Gay marriage is the civil rights issue of the generation that aged into adulthood starting with the new millennium. Members of this generation almost universally have friends, family members and parents who are openly gay. They view a person’s sexuality as an inherent and unchangeable human trait. Because of this generation’s overwhelming embrace of gay marriage, it’s inclusion in state and eventually federal law is almost a fait accompli.
Other generations are recognizing and learning from their children. The most stunning development of the week was when Illinois Republican Party chairman Pat Brady said he favors gay marriage.
“How are we ever going to get the vote of anyone under 40? People have a very bad image of the party now,” Brady told Crain’s Chicago Business in an interview. “Mean-spirited. But this is the party of Lincoln, the party of equality.”
As a practical matter, this is really a small step. Even if Illinois passes this bill, there is much more to be done.
Equality Illinois, a group in favor of gay marriage, released a study documenting the various problems those with civil unions have faced since 2011, when the legislature approved them. Those problems included filing joint federal tax returns, passing pensions and Social Security benefits onto their surviving spouses and getting health insurance from their spouse’s company. Entities that refuse to recognize same-sex unions because the federal government does not recognize them will be able to continue to do so until the federal Defense of Marriage Act is repealed or struck down by the Supreme Court.

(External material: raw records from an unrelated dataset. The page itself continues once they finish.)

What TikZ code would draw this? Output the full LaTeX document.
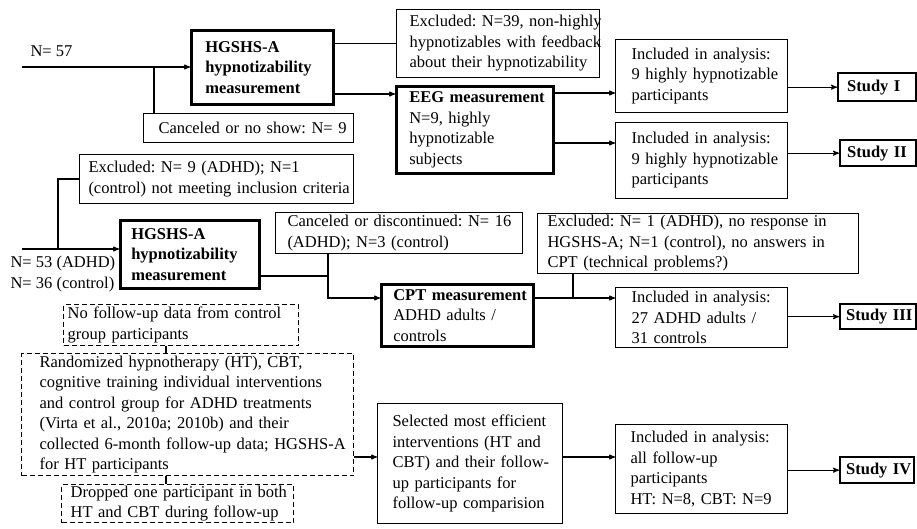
\documentclass[tikz,border=0pt]{standalone}
\usepackage{fontspec}
\setmainfont{Liberation Serif}
\usetikzlibrary{positioning,arrows}
\newcommand{\boxfont}{\fontsize{16.5}{20.5}\selectfont\frenchspacing\hyphenpenalty=10000 \exhyphenpenalty=10000 }
\tikzset{
  >=stealth',
  bx/.style n args={3}{draw, line width=1pt, anchor=north west, inner xsep=2pt, inner ysep=1pt,
    align=left, font=\boxfont, minimum width=#1pt, minimum height=#2pt,
    text width=#1pt-4pt, execute at begin node={\leftskip=#3pt}},
  thickbx/.style={line width=2.6pt},
  hdr/.style={font=\boxfont\bfseries},
  studybx/.style={thickbx, line width=2.3pt, hdr},
  dashbx/.style={dash pattern=on 5pt off 3pt, line width=1.3pt},
  lbl/.style={inner sep=0pt, align=left, font=\boxfont},
}

\begin{document}
\begin{tikzpicture}[x=1pt, y=-1pt, line width=1.1pt]
  \useasboundingbox (0,0) rectangle (917,529);

  % hypnotizability sample
  \node[bx={142}{74}{12}, thickbx, hdr] (hg1) at (190,29) {HGSHS-A\\hypnotizability\\measurement};
  \node[bx={210}{29}{13}] (cancel1) at (143,113) {Canceled or no show: N= 9};
  \node[bx={203}{68}{11}] (excl1) at (396,9) {Excluded:~N=39,~non-highly\\hypnotizables~with~feedback\\about their hypnotizability};
  \node[bx={157}{87}{11}, thickbx] (eeg) at (395,85) {\textbf{EEG measurement}\\N=9, highly\\hypnotizable\\subjects};
  \node[bx={172}{73}{14}] (inc1) at (615,39) {Included in analysis:\\9 highly hypnotizable\\participants};
  \node[bx={172}{76}{14}] (inc2) at (615,122) {Included in analysis:\\9 highly hypnotizable\\participants};
  \node[bx={78}{28}{7}, studybx] (st1) at (837,72) {Study I};
  \node[bx={76}{26}{5}, studybx] (st2) at (839,139) {Study II};
  \node[lbl, anchor=west] (n57) at (30,51) {N= 57};

  % ADHD sample
  \node[bx={274}{49}{7}] (excl2) at (79,154) {Excluded: N= 9 (ADHD);\ N=1\\(control) not meeting inclusion criteria};
  \node[bx={139}{68}{9}, thickbx, hdr] (hg2) at (119,219) {HGSHS-A\\hypnotizability\\measurement};
  \node[bx={247}{41}{10}] (cancel2) at (275,212) {Canceled or discontinued: N= 16\\(ADHD); N=3 (control)};
  \node[bx={321}{60}{8}] (excl3) at (537,213) {Excluded: N= 1 (ADHD), no response in\\HGSHS-A; N=1 (control), no answers in\\CPT (technical problems?)};
  \node[bx={152}{62}{10}, thickbx] (cpt) at (380,283) {\textbf{CPT measurement}\\ADHD adults /\\controls};
  \node[bx={172}{60}{14}] (inc3) at (615,287) {Included in analysis:\\27 ADHD adults /\\31 controls};
  \node[bx={76}{25}{4}, studybx] (st3) at (839,303) {Study III};
  \node[lbl, anchor=west] (n53) at (10,274) {N= 53 (ADHD)\\N= 36 (control)};

  % follow-up
  \node[bx={235}{41}{2}, dashbx] (nofu) at (63,304) {No follow-up data from control\\group participants};
  \node[bx={332}{122}{16}, dashbx] (rand) at (21,353) {Randomized hypnotherapy (HT), CBT,\\cognitive training individual interventions\\and control group for ADHD treatments\\(Virta et al., 2010a; 2010b) and their\\collected 6-month follow-up data; HGSHS-A\\for HT participants};
  \node[bx={232}{38}{7}, dashbx] (drop) at (61,484) {Dropped one participant in both\\HT and CBT during follow-up};
  \node[bx={185}{120}{13}] (sel) at (377,403) {Selected most efficient\\interventions (HT and\\CBT) and their follow-\\up participants for\\follow-up comparision};
  \node[bx={172}{89}{13}] (inc4) at (615,424) {Included in analysis:\\all follow-up\\participants\\HT: N=8, CBT: N=9};
  \node[bx={74}{26}{4}, studybx] (st4) at (839,456) {Study IV};

  \coordinate (in1) at (22,67);
  \coordinate (br1) at (154,67);
  \coordinate (eegin) at (0,94);
  \coordinate (inc1in) at (0,93);
  \coordinate (inc2in) at (0,143);
  \coordinate (in2) at (22,249);
  \coordinate (br2) at (58,249);
  \coordinate (j2) at (328,276);
  \coordinate (cptin) at (0,298);
  \coordinate (j3) at (573,298);
  \coordinate (fu) at (166,0);
  \coordinate (selin) at (0,457);

  \draw[->] (in1) -- (in1 -| hg1.west);
  \draw (br1) -- (br1 |- cancel1.north);
  \draw (hg1.east |- excl1.west) -- (excl1.west);
  \draw[->] (hg1.east |- eegin) -- (eeg.west |- eegin);
  \draw[->] (eeg.east |- inc1in) -- (inc1.west |- inc1in);
  \draw[->] (eeg.east |- inc2in) -- (inc2.west |- inc2in);
  \draw[->] (inc1.east |- st1.west) -- (st1.west);
  \draw[->] (inc2.east |- st2.west) -- (st2.west);

  \draw[->] (in2) -- (in2 -| hg2.west);
  \draw (br2) |- (excl2.west);
  \draw (hg2.east |- j2) -- (j2);
  \draw[->] (cancel2.south -| j2) |- (cpt.west |- cptin);
  \draw[->] (cpt.east |- cptin) -- (inc3.west |- cptin);
  \draw (excl3.south -| j3) -- (j3);
  \draw[->] (inc3.east |- st3.west) -- (st3.west);

  \draw (nofu.south -| fu) -- (rand.north -| fu);
  \draw (rand.south -| fu) -- (drop.north -| fu);
  \draw[->] (rand.east |- selin) -- (sel.west |- selin);
  \draw[->] (sel.east |- selin) -- (inc4.west |- selin);
  \draw[->] (inc4.east |- st4.west) -- (st4.west);
\end{tikzpicture}
\end{document}
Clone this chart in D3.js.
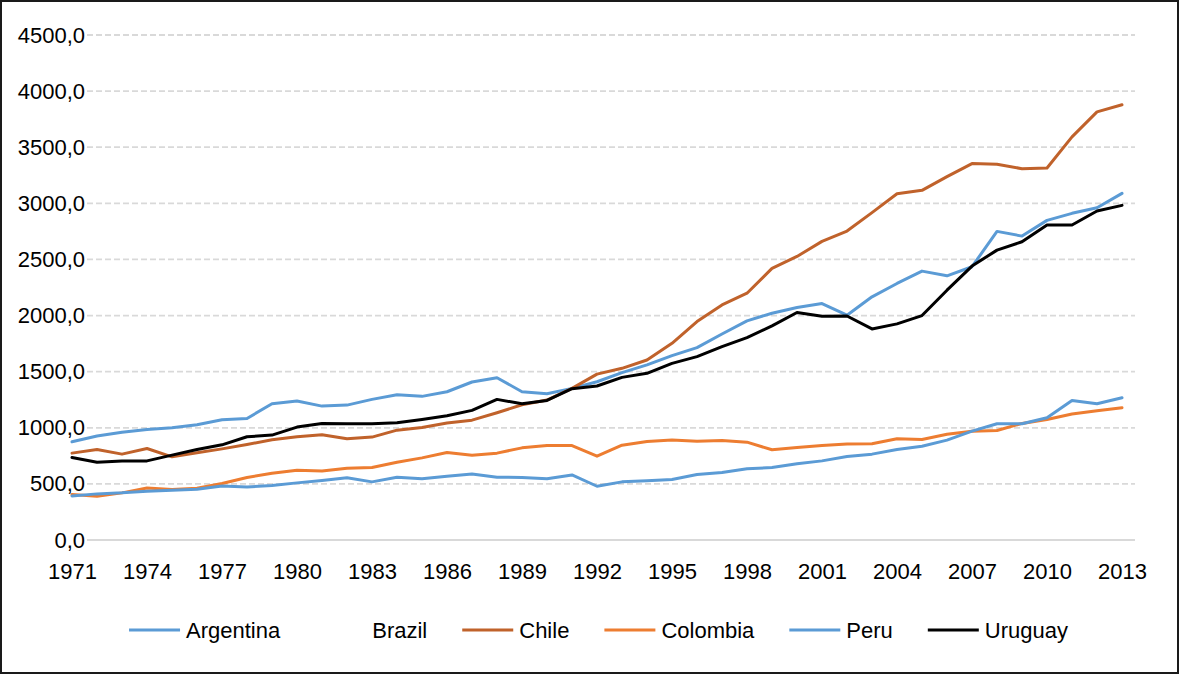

Some religious groups, the most high-profile of which is the Roman Catholic Church, are fighting gay marriage in Illinois. Springfield Catholic Bishop Thomas John Paprocki told a Senate committee that gay marriage is a violation of “natural law” because two married gay people cannot procreate and that gay marriage will “radically redefine what marriage is for everybody.”
As much as some may not like it, marriage and family already have evolved much over the last few hundred years. The families of women to be married no longer have to pay a dowry to the family of her future husband. Women aren’t expected to follow their husband’s every command. In some two-parent families, there are two fathers or two mothers.
Moreover, the marriages of heterosexual people without children, who either can’t procreate or choose not to, are not any less valid under the law.
Catholic leaders, led by Chicago Cardinal Francis George, wrote a letter saying the state does not have the power to create something that “nature itself tells us is impossible.”
Lt. Gov. Sheila Simon noted adoption was created by the state to facilitate the formation of families, even though it does not exist in nature.
The legislation that eventually passes should allow churches to refuse to marry same-sex couples, even though such policies are discriminatory. They have a First Amendment right to religious freedom. But such discrimination must not be the policy of the state of Illinois nor the United States of America.